Citigate Dewe Rogerson
Shah Capital team
shah@citigatedewerogerson.com

Investors:

InvestorCom LLC
19 Old Kings Highway S. – Suite 130
Darien, CT 06820
Toll Free (877) 972-0090
Banks and Brokers call collect (203) 972-9300
shah@investor-com.com

CERTAIN INFORMATION CONCERNING THE PARTICIPANTS

Shah Capital Management, Inc., a North Carolina corporation (“Shah Capital Management”), together with the other participants in its solicitation (collectively, “Shah Capital”), have filed a preliminary proxy statement and accompanying GOLD proxy card with the Securities and Exchange Commission (“SEC”) to be used to solicit votes AGAINST the election of Richard H. Douglas, Margaret G. McGlynn and David Mott to the Board of Directors of Novavax, Inc., a Delaware corporation (the “Company”) at the Company’s 2024 annual meeting of stockholders (the “Annual Meeting”) and AGAINST the approval of certain of the Company’s other proposals to be considered by stockholders at the Annual Meeting.
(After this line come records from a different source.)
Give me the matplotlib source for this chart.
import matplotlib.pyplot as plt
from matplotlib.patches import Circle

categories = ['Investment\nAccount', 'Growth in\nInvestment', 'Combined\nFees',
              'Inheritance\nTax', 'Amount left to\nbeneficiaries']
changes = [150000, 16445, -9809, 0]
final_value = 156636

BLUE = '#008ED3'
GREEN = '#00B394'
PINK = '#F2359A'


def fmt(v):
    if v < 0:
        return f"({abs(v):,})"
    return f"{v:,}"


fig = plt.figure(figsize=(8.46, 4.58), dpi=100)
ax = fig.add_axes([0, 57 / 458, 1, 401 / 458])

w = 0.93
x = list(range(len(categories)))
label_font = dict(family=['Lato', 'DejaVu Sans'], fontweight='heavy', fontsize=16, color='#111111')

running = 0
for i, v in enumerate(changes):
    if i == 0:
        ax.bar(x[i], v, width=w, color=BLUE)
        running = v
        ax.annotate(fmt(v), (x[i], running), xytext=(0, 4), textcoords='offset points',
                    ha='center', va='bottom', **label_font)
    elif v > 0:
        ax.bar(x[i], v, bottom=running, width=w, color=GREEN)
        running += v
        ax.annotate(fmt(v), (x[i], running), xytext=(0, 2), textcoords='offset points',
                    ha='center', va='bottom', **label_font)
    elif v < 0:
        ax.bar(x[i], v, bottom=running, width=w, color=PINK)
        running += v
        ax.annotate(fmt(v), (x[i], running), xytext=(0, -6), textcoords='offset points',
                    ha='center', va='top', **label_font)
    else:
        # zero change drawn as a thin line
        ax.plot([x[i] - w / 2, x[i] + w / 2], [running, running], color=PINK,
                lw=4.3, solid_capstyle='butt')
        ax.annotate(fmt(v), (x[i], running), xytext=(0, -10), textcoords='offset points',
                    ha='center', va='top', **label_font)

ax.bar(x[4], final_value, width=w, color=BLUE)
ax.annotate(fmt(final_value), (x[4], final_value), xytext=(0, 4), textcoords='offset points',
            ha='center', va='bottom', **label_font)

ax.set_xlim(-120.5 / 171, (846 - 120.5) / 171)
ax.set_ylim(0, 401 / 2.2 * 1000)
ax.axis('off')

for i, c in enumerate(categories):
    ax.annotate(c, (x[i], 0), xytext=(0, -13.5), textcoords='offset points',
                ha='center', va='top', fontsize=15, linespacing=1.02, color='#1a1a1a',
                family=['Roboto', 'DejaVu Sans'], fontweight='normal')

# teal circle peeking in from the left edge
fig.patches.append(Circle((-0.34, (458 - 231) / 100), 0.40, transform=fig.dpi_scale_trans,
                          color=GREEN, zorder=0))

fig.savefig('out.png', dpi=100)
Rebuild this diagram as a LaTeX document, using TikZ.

SHAH CAPITAL STRONGLY ADVISES ALL STOCKHOLDERS OF THE COMPANY TO READ THE PROXY STATEMENT AND OTHER PROXY MATERIALS AS THEY BECOME AVAILABLE BECAUSE THEY WILL CONTAIN IMPORTANT INFORMATION. SUCH PROXY MATERIALS WILL BE AVAILABLE AT NO CHARGE ON THE SEC'S WEBSITE AT HTTP://WWW.SEC.GOV. IN ADDITION, THE PARTICIPANTS IN THIS PROXY SOLICITATION WILL PROVIDE COPIES OF THE PROXY STATEMENT WITHOUT CHARGE, WHEN AVAILABLE, UPON REQUEST. REQUESTS FOR COPIES SHOULD BE DIRECTED TO THE PARTICIPANTS’ PROXY SOLICITOR.

The participants in the proxy solicitation are anticipated to be Shah Capital Management, Shah Capital Opportunity Fund LP (“Shah Opportunity”) and Himanshu H. Shah.

As of the date hereof, Shah Capital Management directly beneficially owns 9,750,000 shares of Common Stock, par value $0.01 per share of the Company (the “Common Stock”). As the investment manager of Shah Opportunity and certain separately managed accounts (the “Shah Managed Accounts”), Shah Capital Management may be deemed to beneficially own 10,415,794 shares of Common Stock beneficially owned in the aggregate by Shah Opportunity and held in the Shah Managed Accounts.1 As of the date hereof, Mr. Shah directly beneficially owns 65,382 shares of Common Stock, which are held in an account separately managed by Shah Capital Management for his benefit (the “Mr. Shah Managed Account”).  As the President and Chief Investment Officer of Shah Capital Management, Mr. Shah may be deemed to beneficially own the 10,415,794 shares of Common Stock beneficially owned in the aggregate by Shah Opportunity and held in the Shah Managed Accounts, which in addition to the 65,382 shares of Common Stock he beneficially owns directly, constitutes an aggregate of 10,481,176 shares of Common Stock that Mr. Shah may be deemed to beneficially own.


1 The Shah Managed Accounts excludes the Mr. Shah Managed Account (as defined below).